For me, not eating out for a week or two lets me get more pleasure out of taking friends out later on down the line. Similarly, I’ve never had cable in my home because it’s not high on my priority list. Staying in hotels is thus extra luxurious for me as I catch up on all the trash TV I love but am not willing to pay for on a monthly basis.
- Calculate ”Bang for the Buck”
This is my favorite way of assessing purchases and stopping impulse buys. It’s easier than temporarily downsizing, but still a good way to remind myself that money cannot be spent twice. Bang for the buck is simply being aware of how much pleasure you get out of the money you spend on various items. It is different for every person.
I’m not a big fan of buying $8 drinks at bars. That $8 gives me a lot more bang for the buck when put toward concert tickets or travel abroad. Other low bang for the buck items I tend to forego: expensive jewelry (I worry about/lose it), books (I’d rather get them from the library and not have to store/dust them), flying 1st class, eating at expensive restaurants, staying in fancy hotels, MochaFrappa whatevers at coffee shops.

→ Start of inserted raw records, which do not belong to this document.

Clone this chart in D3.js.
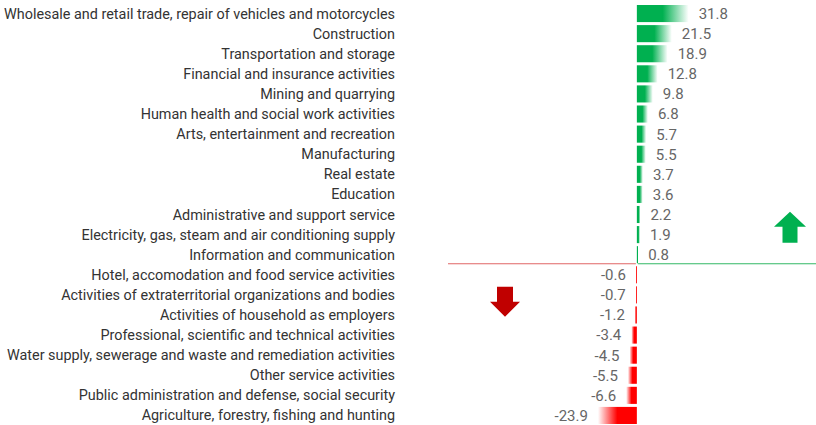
<!DOCTYPE html>
<html>
<head>
<meta charset="UTF-8">
<script src="https://d3js.org/d3.v7.min.js"></script>
<style>
  body { margin: 0; background: #fff; }
  svg { display: block; }
  .cat { font: 14.4px Roboto, sans-serif; fill: #333; }
  .val { font: 15px Roboto, sans-serif; fill: #666; }
</style>
</head>
<body>
<script>
// DATA
var categories = [
  "Wholesale and retail trade, repair of vehicles and motorcycles",
  "Construction",
  "Transportation and storage",
  "Financial and insurance activities",
  "Mining and quarrying",
  "Human health and social work activities",
  "Arts, entertainment and recreation",
  "Manufacturing",
  "Real estate",
  "Education",
  "Administrative and support service",
  "Electricity, gas, steam and air conditioning supply",
  "Information and communication",
  "Hotel, accomodation and food service activities",
  "Activities of extraterritorial organizations and bodies",
  "Activities of household as employers",
  "Professional, scientific and technical activities",
  "Water supply, sewerage and waste and remediation activities",
  "Other service activities",
  "Public administration and defense, social security",
  "Agriculture, forestry, fishing and hunting"
];
var values = [31.8, 21.5, 18.9, 12.8, 9.8, 6.8, 5.7, 5.5, 3.7, 3.6, 2.2, 1.9, 0.8,
              -0.6, -0.7, -1.2, -3.4, -4.5, -5.5, -6.6, -23.9];

var data = categories.map(function (c, i) { return {cat: c, value: values[i]}; });

var width = 816, height = 425;
var green = "#00b050", red = "#ff0000";

var svg = d3.select("body").append("svg")
    .attr("width", width)
    .attr("height", height);

// SCALES
var x = d3.scaleLinear().domain([-30, 40]).range([588, 702]);
var y = d3.scaleBand()
    .domain(categories)
    .range([3.5, 425.5])
    .paddingInner(0.15)
    .paddingOuter(0.075);

// GRADIENTS
var defs = svg.append("defs");
var gPos = defs.append("linearGradient").attr("id", "gradPos")
    .attr("x1", "0%").attr("x2", "100%").attr("y1", "0%").attr("y2", "0%");
gPos.append("stop").attr("offset", "0%").attr("stop-color", green);
gPos.append("stop").attr("offset", "50%").attr("stop-color", green);
gPos.append("stop").attr("offset", "100%").attr("stop-color", "#fff");

var gNeg = defs.append("linearGradient").attr("id", "gradNeg")
    .attr("x1", "100%").attr("x2", "0%").attr("y1", "0%").attr("y2", "0%");
gNeg.append("stop").attr("offset", "0%").attr("stop-color", red);
gNeg.append("stop").attr("offset", "50%").attr("stop-color", red);
gNeg.append("stop").attr("offset", "100%").attr("stop-color", "#fff");

// BARS
svg.append("g").selectAll("rect")
    .data(data)
    .join("rect")
      .attr("x", function (d) { return x(Math.min(0, d.value)); })
      .attr("y", function (d) { return y(d.cat); })
      .attr("width", function (d) { return Math.abs(x(d.value) - x(0)); })
      .attr("height", y.bandwidth())
      .attr("fill", function (d) { return d.value >= 0 ? "url(#gradPos)" : "url(#gradNeg)"; });

// BASELINE
var lastPos = categories[values.filter(function (v) { return v >= 0; }).length - 1];
var baseY = y(lastPos) + y.bandwidth() + 0.5;
svg.append("line")
    .attr("x1", 448).attr("x2", x(0) - 1)
    .attr("y1", baseY).attr("y2", baseY)
    .attr("stroke", "#e06666").attr("stroke-width", 1.2);
svg.append("line")
    .attr("x1", x(0) + 1).attr("x2", width)
    .attr("y1", baseY).attr("y2", baseY)
    .attr("stroke", "#33b866").attr("stroke-width", 1.2);

// CATEGORY LABELS
svg.append("g").selectAll("text")
    .data(data)
    .join("text")
      .attr("class", "cat")
      .attr("x", 395)
      .attr("y", function (d) { return y(d.cat) + y.bandwidth() / 2; })
      .attr("dy", "0.35em")
      .attr("text-anchor", "end")
      .text(function (d) { return d.cat; });

// VALUE LABELS
svg.append("g").selectAll("text")
    .data(data)
    .join("text")
      .attr("class", "val")
      .attr("x", function (d) { return d.value >= 0 ? x(d.value) + 10 : x(d.value) - 10; })
      .attr("y", function (d) { return y(d.cat) + y.bandwidth() / 2; })
      .attr("dy", "0.36em")
      .attr("text-anchor", function (d) { return d.value >= 0 ? "start" : "end"; })
      .text(function (d) { return d.value.toFixed(1); });

// ARROWS
function arrow(cx, top, up, color) {
  // 32 wide, 31 tall; shaft 15 wide
  var p = up
    ? [[cx, top], [cx + 16, top + 15], [cx + 7.5, top + 15], [cx + 7.5, top + 31],
       [cx - 7.5, top + 31], [cx - 7.5, top + 15], [cx - 16, top + 15]]
    : [[cx - 8, top], [cx + 8, top], [cx + 8, top + 15], [cx + 15, top + 15],
       [cx, top + 30], [cx - 15, top + 15], [cx - 8, top + 15]];
  svg.append("path")
    .attr("d", d3.line()(p) + "Z")
    .attr("fill", color);
}
arrow(790, baseY - 52, true, green);
arrow(505, baseY + 23, false, "#c00000");
</script>
</body>
</html>
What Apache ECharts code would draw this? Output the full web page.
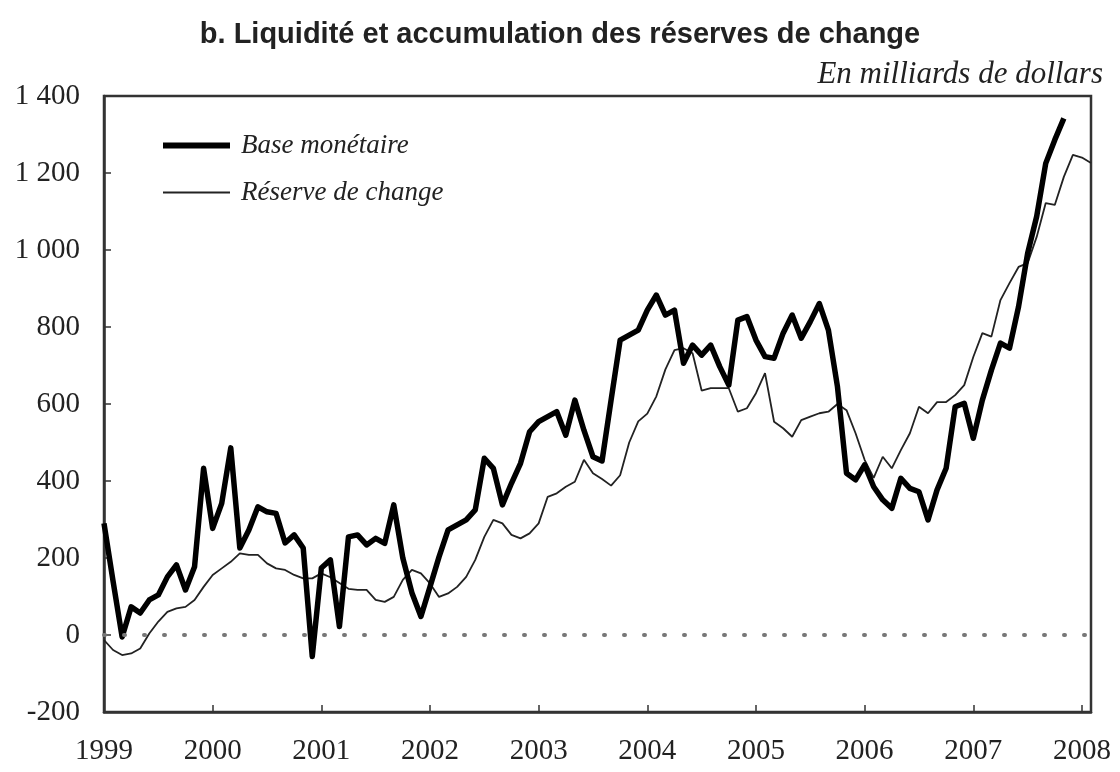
<!DOCTYPE html>
<html>
<head>
<meta charset="utf-8">
<script src="https://cdn.jsdelivr.net/npm/echarts@6/dist/echarts.min.js"></script>
<style>
html, body { margin: 0; padding: 0; background: #fff; }
#chart { width: 1120px; height: 772px; }
</style>
</head>
<body>
<div id="chart"></div>
<script>
// mois de janvier 1999 a fevrier 2008
var months = [];
for (var y = 1999; y <= 2008; y++) {
	for (var m = 1; m <= 12; m++) {
		if (y === 2008 && m > 2) break;
		months.push(y + '-' + (m < 10 ? '0' + m : m));
	}
}

// Base monetaire (milliards de dollars), 1999-01 .. 2007-11
var baseMonetaire = [
	290, 140, -5, 73, 57, 91, 104, 151, 182, 117, 177, 433,
	277, 342, 486, 226, 273, 333, 320, 316, 239, 260, 226, -56,
	174, 195, 22, 255, 260, 234, 251, 238, 338, 200, 110, 48,
	125, 203, 273, 286, 299, 325, 459, 433, 338, 394, 446, 528,
	554, 567, 580, 519, 610, 532, 463, 452, 610, 766, 779, 792,
	844, 883, 831, 844, 706, 753, 727, 753, 697, 649, 818, 827,
	766, 723, 719, 784, 831, 771, 814, 861, 792, 645, 420, 403,
	442, 385, 351, 329, 407, 381, 372, 299, 377, 433, 593, 602,
	511, 610, 688, 758, 745, 853, 991, 1087, 1225, 1286, 1342
];

// Reserve de change, 1999-01 .. 2008-02
var reserveChange = [
	-13, -39, -52, -48, -35, 4, 35, 60, 69, 73, 91, 125,
	156, 173, 190, 212, 208, 208, 186, 173, 169, 156, 147, 147,
	160, 150, 135, 120, 117, 117, 91, 86, 99, 143, 169, 160,
	134, 99, 108, 125, 151, 195, 255, 299, 290, 260, 251, 264,
	290, 359, 368, 385, 398, 455, 420, 405, 388, 415, 500, 555,
	575, 620, 690, 740, 745, 732, 635, 641, 641, 641, 580, 589,
	628, 680, 554, 537, 515, 558, 567, 576, 580, 600, 584, 524,
	455, 408, 463, 433, 480, 524, 593, 576, 605, 605, 623, 649,
	722, 784, 775, 870, 914, 956, 966, 1034, 1122, 1117, 1190, 1247,
	1240, 1226
];

var yTicks = [-200, 0, 200, 400, 600, 800, 1000, 1200, 1400];

function fmtY(v) {
	if (Math.abs(v) >= 1000) {
		var r = String(Math.abs(v) % 1000);
		while (r.length < 3) r = '0' + r;
		return (v < 0 ? '-' : '') + Math.floor(Math.abs(v) / 1000) + ' ' + r;
	}
	return String(v);
}

var serif = '"Liberation Serif", "Times New Roman", serif';

var chart = echarts.init(document.getElementById('chart'));
chart.setOption({
	animation: false,
	backgroundColor: '#fff',
	title: [{
		text: 'b. Liquidité et accumulation des réserves de change',
		left: 'center',
		top: 15,
		textStyle: { fontFamily: '"Liberation Sans", Arial, sans-serif', fontWeight: 'bold', fontSize: 29, color: '#222' }
	}, {
		text: 'En milliards de dollars',
		right: 12,
		top: 54,
		textStyle: { fontFamily: serif, fontStyle: 'italic', fontWeight: 'normal', fontSize: 31, color: '#222' }
	}],
	legend: {
		orient: 'vertical',
		left: 155,
		top: 127,
		itemWidth: 67,
		itemHeight: 14,
		itemGap: 20,
		itemStyle: { opacity: 0 },
		lineStyle: { width: 'inherit' },
		textStyle: { fontFamily: serif, fontStyle: 'italic', fontSize: 27, color: '#222', padding: [0, 0, 0, 6] },
		data: [
			{ name: 'Base monétaire', lineStyle: { width: 6, color: '#000' } },
			{ name: 'Réserve de change', lineStyle: { width: 2, color: '#222' } }
		]
	},
	grid: {
		left: 104, right: 29, top: 96, bottom: 60,
		show: true, borderColor: '#333', borderWidth: 2.5
	},
	xAxis: {
		type: 'category',
		data: months,
		boundaryGap: false,
		axisLine: { onZero: false, lineStyle: { color: '#333', width: 2.5 } },
		axisTick: { inside: true, length: 7, lineStyle: { color: '#333', width: 1.5 }, interval: function (i) { return i % 12 === 0; } },
		axisLabel: {
			interval: function (i) { return i % 12 === 0; },
			formatter: function (v) { return v.slice(0, 4); },
			margin: 25,
			fontFamily: serif, fontSize: 29, color: '#222'
		},
		splitLine: { show: false }
	},
	yAxis: {
		type: 'value',
		min: yTicks[0],
		max: yTicks[yTicks.length - 1],
		interval: 200,
		axisLine: { show: true, lineStyle: { color: '#333', width: 2.5 } },
		axisTick: { show: true, inside: true, length: 7, lineStyle: { color: '#333', width: 1.5 } },
		axisLabel: { formatter: fmtY, margin: 24, fontFamily: serif, fontSize: 29, color: '#222' },
		splitLine: { show: false }
	},
	series: [{
		name: 'Base monétaire',
		type: 'line',
		data: baseMonetaire,
		symbol: 'none',
		lineStyle: { width: 5.5, color: '#000', join: 'round' },
		itemStyle: { color: '#000' },
		markLine: {
			silent: true,
			symbol: ['none', 'none'],
			label: { show: false },
			lineStyle: { type: [1, 19], width: 4, cap: 'round', color: '#777' },
			data: [{ yAxis: 0 }]
		},
		z: 3
	}, {
		name: 'Réserve de change',
		type: 'line',
		data: reserveChange,
		symbol: 'none',
		lineStyle: { width: 1.8, color: '#222' },
		itemStyle: { color: '#222' },
		z: 2
	}]
});
</script>
</body>
</html>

High bang for the buck items I’m willing to pay top dollar for: travel (my biggest expense category by far), North Face gear (I spent $100 on my backpack but have been using it for 8 years, ditto on my fleece), comfortable shoes (my knees are bad, so Pumas are worth every penny for me).
Your “bang for the buck” items will be different than mine. No matter what they are, by being aware of them you can cut spending in areas you get less pleasure from and funnel that money toward things you’ll really enjoy.
What are YOUR high and low bang for the buck items?